# Nitra-Guard Bio-Cubes



## Dan Cole (Dec 9, 2010)

Every once an a while we see a product come along that offers great promise but falls a little short. We've seen that recently with the various brands of bio-pellets that were introduced to the hobby over the past year or two. With their ability to remove both Nitrate and Phosphate they can be a real "game-changer" but have usually fallen terribly short of their potential.

Some customers have had great success with them while others have struggled or given up completely. For the most part the problems seemed be more related to the methods used to operate the pellets and the rather poor understanding of how the pellets worked, rather than the pellets themselves. Fortunately these problems are starting to get addressed. Different types of reactors are being developed and different forms of pellets are being introduced.

One very simple solution is a product that was developed by ORCA Aquaculture Laboratories in South Africa and recently introduced to the North American market by Polyp Labs. It is the Nitra-Guard Bio Cubes, yes I said Cubes. These cubes are similar to the pellets in that they are a carbon source, but they are reported to be 400% more efficient and what is really interesting, is that they can be run in a bag placed in your sump with the addition of an air stone and air supply. It is called the "BOMB" method. No more reactors to mess with -- it really doesn't get much simpler.

These bio-cubes may indeed be the real "game-changer". If you're interested in placing an order or just want to learn more about this new innovative product you'll find them listed on our website at the following URL.

Nitra-Guard Bio-Cubes

There is lots of additional information posted there, including Test Results, a detail explanation of the Bomb Method etc but if after reading through all that, you still have any questions, please don't hesitate to let me know.


----------



## Dan Cole (Dec 9, 2010)

*NitraGuard Site*

There is now a site up dedicated to all things NitraGuard. You'll find it at...

www.nitraguard.com

If you have any experiences with the Bio-Cubes that you can add or any questions you haven't been able to get answers to, please post them there.


----------



## advanced reef aquatics (Apr 20, 2009)

Great article Dan,


----------



## loonie (Mar 29, 2008)

I am using bio cubes, its doing a great job compared to many other products. I find my algae problems are over too. I bought from Flavio, advanced reef aquatics


----------



## TankCla (Dec 31, 2010)

Yes, you can find them everywhere these days. The regular ones.
Anyone carrying the Titanium cubes?


----------



## Dan Cole (Dec 9, 2010)

*Shortage of po4?*

Any reason you're looking for the Titanium Cubes? Most people don't have a shortage of po4. Just curious...


----------



## TankCla (Dec 31, 2010)

I am fighting bryopsis and I am keeping all nutrients low. I have to stop phosguard when I run bio-cubes. With titanium I don't have to stop po3 remover. 
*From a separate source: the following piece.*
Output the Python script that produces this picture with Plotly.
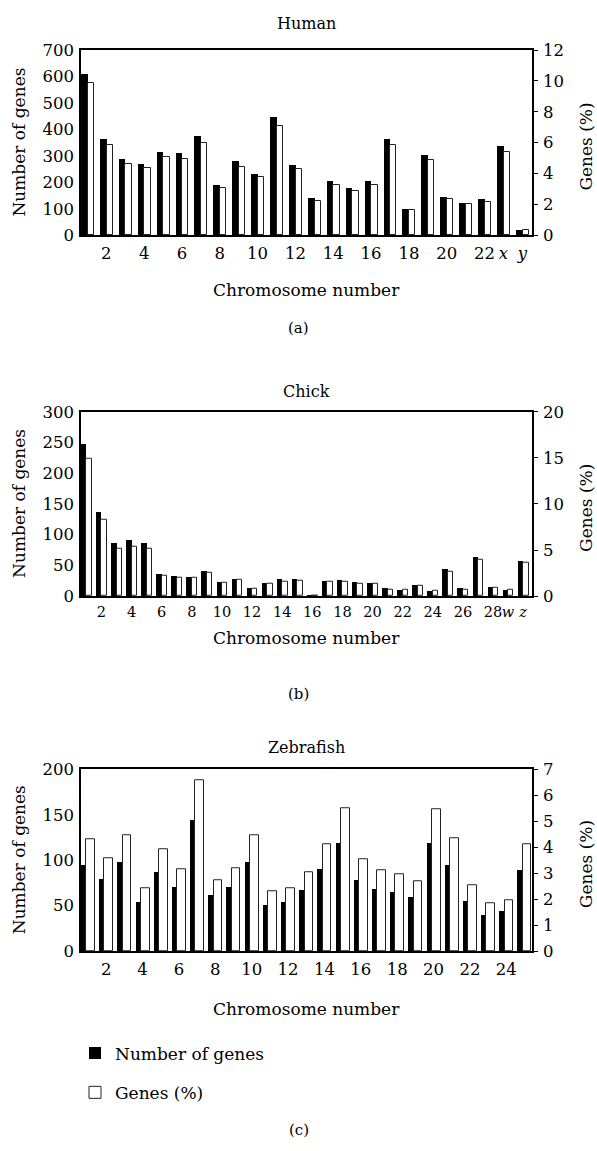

Sent from my iPhone using Tapatalk


----------



## CanadaCorals.com (May 12, 2013)

TankCla said:


> Yes, you can find them everywhere these days. The regular ones.
> Anyone carrying the Titanium cubes?


We have them in stock.


----------



## Dan Cole (Dec 9, 2010)

TankCla said:


> I am fighting bryopsis and I am keeping all nutrients low. I have to stop phosguard when I run bio-cubes. With titanium I don't have to stop po3 remover.


This should make for a good FAQ on the nitraguard.com site. Are you sure you should be running phosguard even through your running the Titanium verion in your system....it is my understanding that PO4 is still required, even in small amounts, whether or not you're using the Titanium cubes. Isn't the limited amount of phosphate going to impede the bacteria growth and result in very limited Nitrate up take?


----------



## Dan Cole (Dec 9, 2010)

The following FAQ has been added to the NitraGuard site..

What is the difference between the original version of the NitraGuard Bio-Cubes and the Titanium version?

The original version was designed for most aquariums, where both nitrate and phosphate is an ongoing issue. It adds the necessary carbon source so that natural occurring bacteria can develop and remove both the nitrates and phosphates which are present. The Titanium version was designed to work in aquariums where phosphate is limited. Given the high phosphate content in the foods we feed, most aquarists will have a phosphate problem and therefore should use the original version of the NitraGuard Bio-cubes.


----------



## zenafish (Feb 20, 2007)

This product works like a charm. I didn't believe it until I actually tried it. I'm a believer now!


----------